The elections were to occur in the end of 1996.  The government was intent to arrive at that point with a long record of “accomplishments” that would have placed the country on the edge of the abyss, but would have garnered them applause from the international community and accolades from the media – all while the objectors to this political course would have been silenced whenever they were not vilified.  We have seen time and again that brainwashing works.  Moreover, the plan was to place the next government in a position that was irreversible.  For example, contrary to this promises to the voters Rabin indicated to the Americans that he was prepared to surrender the Golan Heights to Syria.  He planned to sign a peace treaty with Syria in exchange for surrendering the Golan before the elections.  The continuation of withdrawal from Judea and Samaria would have turned the Jewish settlements there into isolated islands that would have had to rely on Palestinian police for protection.  In October 1995 Yossi Beilin with the help of Ron Pundak and Yair Hirschfeld (the Oslo negotiating team) conducted secret and intensive negotiations with Abu Mazen about the creation of a Palestinian state.  The framework for this agreement was supposed to have been signed in May 1996, long before the scheduled elections.  So, even if the right-wing parties would have won the 1996 election, they would have inherited a situation that was difficult-close-to impossible: commitment to surrender the Golan Heights and to create at least one Palestinian state, all this against the backdrop of a difficult security situation in Judea and Samaria.

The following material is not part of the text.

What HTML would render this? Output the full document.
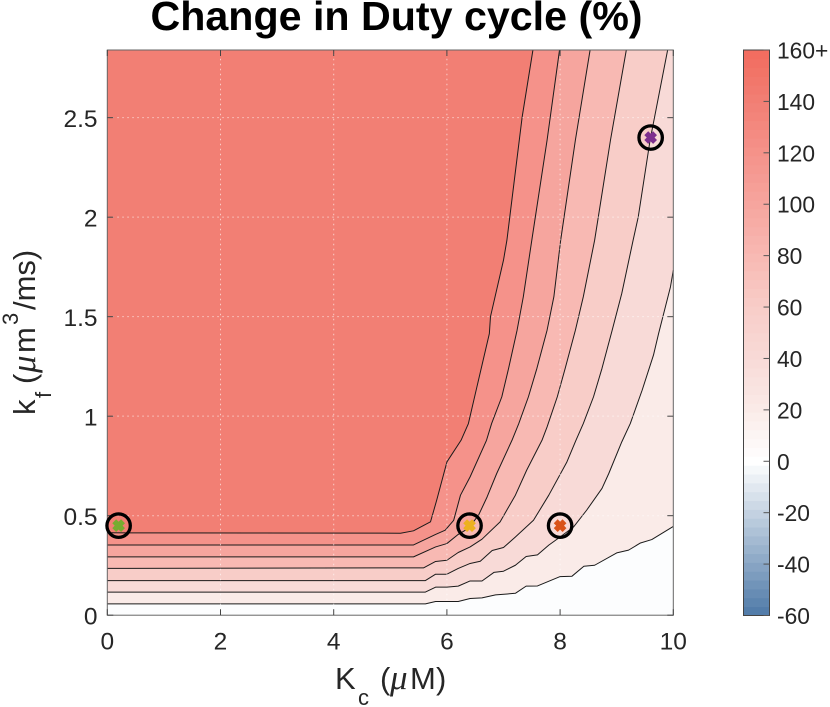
<!DOCTYPE html>
<html lang="en">
<head>
<meta charset="utf-8">
<title>Change in Duty cycle (%)</title>
<style>
html,body{margin:0;padding:0;background:#fff;}
svg{display:block;font-family:"Liberation Sans",sans-serif;}
text{fill:#262626;}
</style>
</head>
<body>
<svg id="chart" width="830" height="707" viewBox="0 0 830 707" xmlns="http://www.w3.org/2000/svg">
  <text x="396.5" y="30" text-anchor="middle" font-size="41.2" font-weight="bold" style="fill:#000">Change in Duty cycle (%)</text>
  <g id="plot"></g>
  <g id="colorbar"></g>
  <g>
    <text x="335" y="689" font-size="31">K</text>
    <text x="358" y="705" font-size="22">c</text>
    <text x="380" y="689" font-size="31">(</text>
    <text x="390" y="689" font-size="35" font-style="italic" font-family="Liberation Serif, serif">μ</text>
    <text x="410" y="689" font-size="31">M</text>
    <text x="436" y="689" font-size="31">)</text>
  </g>
  <g transform="translate(35,415) rotate(-90)">
    <text x="0" y="0" font-size="31">k</text>
    <text x="17" y="16" font-size="22">f</text>
    <text x="31" y="0" font-size="31">(</text>
    <text x="42" y="0" font-size="35" font-style="italic" font-family="Liberation Serif, serif">μ</text>
    <text x="62" y="0" font-size="31">m</text>
    <text x="90" y="-17" font-size="22">3</text>
    <text x="105" y="0" font-size="31">/ms)</text>
  </g>
</svg>
<script>
// Axis ranges and ticks
const xDomain = [0, 10];
const yDomain = [0, 2.84];
const xTicks = [0, 2, 4, 6, 8, 10];
const yTicks = [0, 0.5, 1, 1.5, 2, 2.5];
const yTickLabels = ["0", "0.5", "1", "1.5", "2", "2.5"];
const cbDomain = [-60, 160];
const cbTicks = [-60, -40, -20, 0, 20, 40, 60, 80, 100, 120, 140, 160];
const cbTickLabels = ["-60", "-40", "-20", "0", "20", "40", "60", "80", "100", "120", "140", "160+"];

// Colour scale stops, positive side
const posStopValues = [0, 20, 40, 60, 80, 100, 120, 140, 160];
const posStopColors = [[255,255,255],[250,235,232],[248,218,215],[248,205,200],[248,185,179],[246,165,158],[245,146,138],[242,127,116],[242,107,94]];

// Contour levels (percent change) and their traced lines (Kc, kf)
const baseLevel = -1;
const levels = [20, 40, 60, 80, 100, 120, 140];
const kc20 = [0, 5.62, 5.8, 6.2, 6.41, 6.62, 6.86, 7.21, 7.4, 7.6, 8, 8.21, 8.42, 8.61, 9, 9.21, 9.42, 9.62, 10];
const kf20 = [0.057, 0.057, 0.069, 0.069, 0.084, 0.087, 0.102, 0.11, 0.146, 0.147, 0.194, 0.196, 0.246, 0.251, 0.313, 0.327, 0.363, 0.38, 0.446];
const kc40 = [0, 5.62, 5.8, 6, 6.2, 6.41, 6.62, 6.83, 7, 7.21, 7.4, 7.6, 7.8, 8, 8.24, 8.47, 8.74, 8.86, 9.09, 9.24, 9.45, 9.65, 9.74, 9.86, 9.95, 10];
const kf40 = [0.116, 0.116, 0.141, 0.141, 0.146, 0.172, 0.172, 0.215, 0.221, 0.251, 0.295, 0.303, 0.352, 0.393, 0.444, 0.528, 0.637, 0.712, 0.871, 0.963, 1.131, 1.307, 1.415, 1.549, 1.65, 1.733];
const kc60 = [0, 5.62, 5.8, 6, 6.2, 6.41, 6.59, 6.8, 7, 7.21, 7.53, 7.8, 8.12, 8.28, 8.41, 8.59, 8.74, 8.92, 9.09, 9.29, 9.38, 9.59, 9.9];
const kf60 = [0.174, 0.174, 0.206, 0.206, 0.235, 0.26, 0.271, 0.325, 0.34, 0.393, 0.477, 0.603, 0.77, 0.879, 0.963, 1.097, 1.24, 1.432, 1.617, 1.884, 2, 2.387, 2.84];
const kc80 = [0, 5.59, 5.8, 6, 6.2, 6.41, 6.62, 6.94, 7.21, 7.41, 7.68, 7.77, 7.95, 8.09, 8.27, 8.41, 8.61, 8.89, 9.17];
const kf80 = [0.235, 0.238, 0.27, 0.276, 0.315, 0.343, 0.382, 0.469, 0.603, 0.729, 0.879, 0.946, 1.097, 1.24, 1.432, 1.6, 1.884, 2.387, 2.84];
const kc100 = [0, 5.41, 5.8, 6, 6.2, 6.38, 6.56, 6.71, 6.88, 7.15, 7.27, 7.44, 7.59, 7.77, 7.89, 8.01, 8.27, 8.53];
const kf100 = [0.293, 0.293, 0.343, 0.36, 0.406, 0.436, 0.503, 0.594, 0.712, 0.879, 0.963, 1.097, 1.24, 1.432, 1.6, 1.884, 2.387, 2.84];
const kc120 = [0, 5.41, 5.8, 5.97, 6.12, 6.24, 6.41, 6.7, 6.79, 6.97, 7.09, 7.24, 7.35, 7.5, 7.77, 7.99];
const kf120 = [0.353, 0.353, 0.406, 0.427, 0.477, 0.603, 0.695, 0.879, 0.963, 1.097, 1.24, 1.432, 1.6, 1.884, 2.387, 2.84];
const kc140 = [0, 5.18, 5.41, 5.71, 5.82, 6, 6.25, 6.38, 6.53, 6.75, 6.77, 7, 7.06, 7.33, 7.52];
const kf140 = [0.414, 0.412, 0.424, 0.469, 0.578, 0.77, 0.879, 0.963, 1.147, 1.415, 1.5, 1.784, 1.884, 2.504, 2.84];
const contourKc = [kc20, kc40, kc60, kc80, kc100, kc120, kc140];
const contourKf = [kf20, kf40, kf60, kf80, kf100, kf120, kf140];

// Highlighted parameter points
const pointKc = [0.2, 6.4, 8, 9.6];
const pointKf = [0.45, 0.45, 0.45, 2.4];
const pointColors = ["#77AC30", "#EDB120", "#D95319", "#7E2F8E"];
const pointNames = ["green", "yellow", "orange", "purple"];

const NS = "http://www.w3.org/2000/svg";
const plot = document.getElementById("plot");
const colorbar = document.getElementById("colorbar");

const X0 = 107.3, X1 = 673.3, Y0 = 615.2, Y1 = 50;
const sx = v => X0 + (v - xDomain[0]) / (xDomain[1] - xDomain[0]) * (X1 - X0);
const sy = v => Y0 - (v - yDomain[0]) / (yDomain[1] - yDomain[0]) * (Y0 - Y1);
const CX0 = 743.5, CX1 = 769.5, CY0 = 615.5, CY1 = 50;
const sc = v => CY0 - (v - cbDomain[0]) / (cbDomain[1] - cbDomain[0]) * (CY0 - CY1);

function colorOf(v) {
  if (v < 0) {
    const lo = [78, 121, 167];
    const t = Math.min(1, -v / 60);
    return "rgb(" + lo.map(e => Math.round(255 + (e - 255) * t)).join(",") + ")";
  }
  const n = posStopValues.length;
  let i = 0;
  while (i < n - 2 && v > posStopValues[i + 1]) i++;
  const t = Math.min(1, (v - posStopValues[i]) / (posStopValues[i + 1] - posStopValues[i]));
  const a = posStopColors[i], b = posStopColors[i + 1];
  return "rgb(" + a.map((c, k) => Math.round(c + (b[k] - c) * t)).join(",") + ")";
}
function make(tag, attrs, parent) {
  const el = document.createElementNS(NS, tag);
  for (const k in attrs) el.setAttribute(k, attrs[k]);
  parent.appendChild(el);
  return el;
}

// Filled bands, painted from lowest level up
const base = make("rect", {x: X0, y: Y1, width: X1 - X0, height: Y0 - Y1, fill: colorOf(baseLevel)}, plot);



levels.forEach((lev, i) => {
  const pts = contourKc[i].map((k, j) => [k, contourKf[i][j]]);
  const closing = [];
  const last = pts[pts.length - 1];
  if (last[0] >= xDomain[1]) closing.push([xDomain[1], yDomain[1]]);
  closing.push([xDomain[0], yDomain[1]]);
  const all = pts.concat(closing);
  const poly = make("polygon", {
    points: all.map(p => sx(p[0]).toFixed(2) + "," + sy(p[1]).toFixed(2)).join(" "),
    fill: colorOf(lev)
  }, plot);
  
  
});

// Contour lines
levels.forEach((lev, i) => {
  const line = make("polyline", {
    points: contourKc[i].map((k, j) => sx(k).toFixed(2) + "," + sy(contourKf[i][j]).toFixed(2)).join(" "),
    fill: "none", stroke: "#1a1a1a", "stroke-width": 1, "stroke-linejoin": "round"
  }, plot);
  
  
});

// Dotted grid
xTicks.slice(1, -1).forEach(t => {
  const g = make("line", {x1: sx(t), x2: sx(t), y1: Y0, y2: Y1, stroke: "#fff", "stroke-opacity": 0.6, "stroke-width": 1, "stroke-dasharray": "1.5 3.5"}, plot);
  
  
});
yTicks.slice(1).forEach(t => {
  const g = make("line", {x1: X0, x2: X1, y1: sy(t), y2: sy(t), stroke: "#fff", "stroke-opacity": 0.6, "stroke-width": 1, "stroke-dasharray": "1.5 3.5"}, plot);
  
  
});

// Axes box
const box = make("rect", {x: X0, y: Y1, width: X1 - X0, height: Y0 - Y1, fill: "none", stroke: "#666", "stroke-width": 1}, plot);



// Ticks and tick labels
xTicks.forEach(t => {
  [[Y0, Y0 - 6], [Y1, Y1 + 6]].forEach(e => {
    const tk = make("line", {x1: sx(t), x2: sx(t), y1: e[0], y2: e[1], stroke: "#444", "stroke-width": 1}, plot);
    
    
  });
  const lb = make("text", {x: sx(t), y: 649.3, "text-anchor": "middle", "font-size": 24.5}, plot);
  lb.textContent = String(t);
  
  
});
yTicks.forEach((t, i) => {
  [[X0, X0 + 6], [X1, X1 - 6]].forEach(e => {
    const tk = make("line", {x1: e[0], x2: e[1], y1: sy(t), y2: sy(t), stroke: "#444", "stroke-width": 1}, plot);
    
    
  });
  const lb = make("text", {x: 97.5, y: sy(t) + 9.5, "text-anchor": "end", "font-size": 24.5}, plot);
  lb.textContent = yTickLabels[i];
  
  
});

// Highlighted points
pointKc.forEach((k, i) => {
  const cx = sx(k), cy = sy(pointKf[i]);
  const g = make("g", {}, plot);
  
  
  make("circle", {cx: cx, cy: cy, r: 11.7, fill: "none", stroke: "#000", "stroke-width": 3.3}, g);
  const d = 4.4;
  make("line", {x1: cx - d, y1: cy - d, x2: cx + d, y2: cy + d, stroke: pointColors[i], "stroke-width": 5.5}, g);
  make("line", {x1: cx - d, y1: cy + d, x2: cx + d, y2: cy - d, stroke: pointColors[i], "stroke-width": 5.5}, g);
});

// Colorbar: 64 discrete colour steps
const cbSteps = 64;
for (let i = 0; i < cbSteps; i++) {
  const a = cbDomain[0] + (cbDomain[1] - cbDomain[0]) * i / cbSteps;
  const b = cbDomain[0] + (cbDomain[1] - cbDomain[0]) * (i + 1) / cbSteps;
  const step = make("rect", {x: CX0, y: sc(b), width: CX1 - CX0, height: sc(a) - sc(b) + 0.4, fill: colorOf((a + b) / 2)}, colorbar);
  
  
}
const cbBox = make("rect", {x: CX0, y: CY1, width: CX1 - CX0, height: CY0 - CY1, fill: "none", stroke: "#444", "stroke-width": 1}, colorbar);


cbTicks.forEach((t, i) => {
  const tk = make("line", {x1: CX1, x2: CX1 - 6, y1: sc(t), y2: sc(t), stroke: "#555", "stroke-width": 1}, colorbar);
  
  
  const lb = make("text", {x: 777, y: sc(t) + 8.5, "font-size": 22.8}, colorbar);
  lb.textContent = cbTickLabels[i];
  
  
});
</script>
</body>
</html>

(translated by Rina Gonzales Gallego)

How can anyone say that Amir did not kill Rabin? The whole country saw him shoot on live TV. Besides, he admitted.

There is no doubt that Igal Amir shot Itzhak Rabin of the Kings of Israel square on 4th of November, 1995.  It has been filmed and confirmed by eyewitnesses.  Amir admitted to shooting the Prime Minister and never took back his words.  However, Amir did not and could not know what happened to the Prime Minister.  The security personnel wrestled Amir down to the ground and he could not have known what was occurring.  Since Amir knew that he shot Rabin, it was only natural for him to assume that the Prime Minister’s death was caused by these shots.  That is what everyone else thought as well after viewing the footage filmed by Roni Kempler.  However, facts and circumstances started emerging that contradicted the official version of events.  For example, Amir himself indicated to the Shamgar commission that Rabin’s stillness after the first shot surprised him, but the investigator did not take that into account.  According to ballistics, Rabin was shot at point blank range while Amir never got that close to him, which is confirmed by eyewitnesses and Kempler’s footage.  These and other contradictions between the official version and the expert analysis of the crime scene were unknown to Igal Amir during the investigation and his murder trial.  They show that Amir’s bullets could not have caused the Prime Minister’s death.  Besides the court that convicted Amir of murdering Rabin did not consider evidence that could be seen as exculpatory.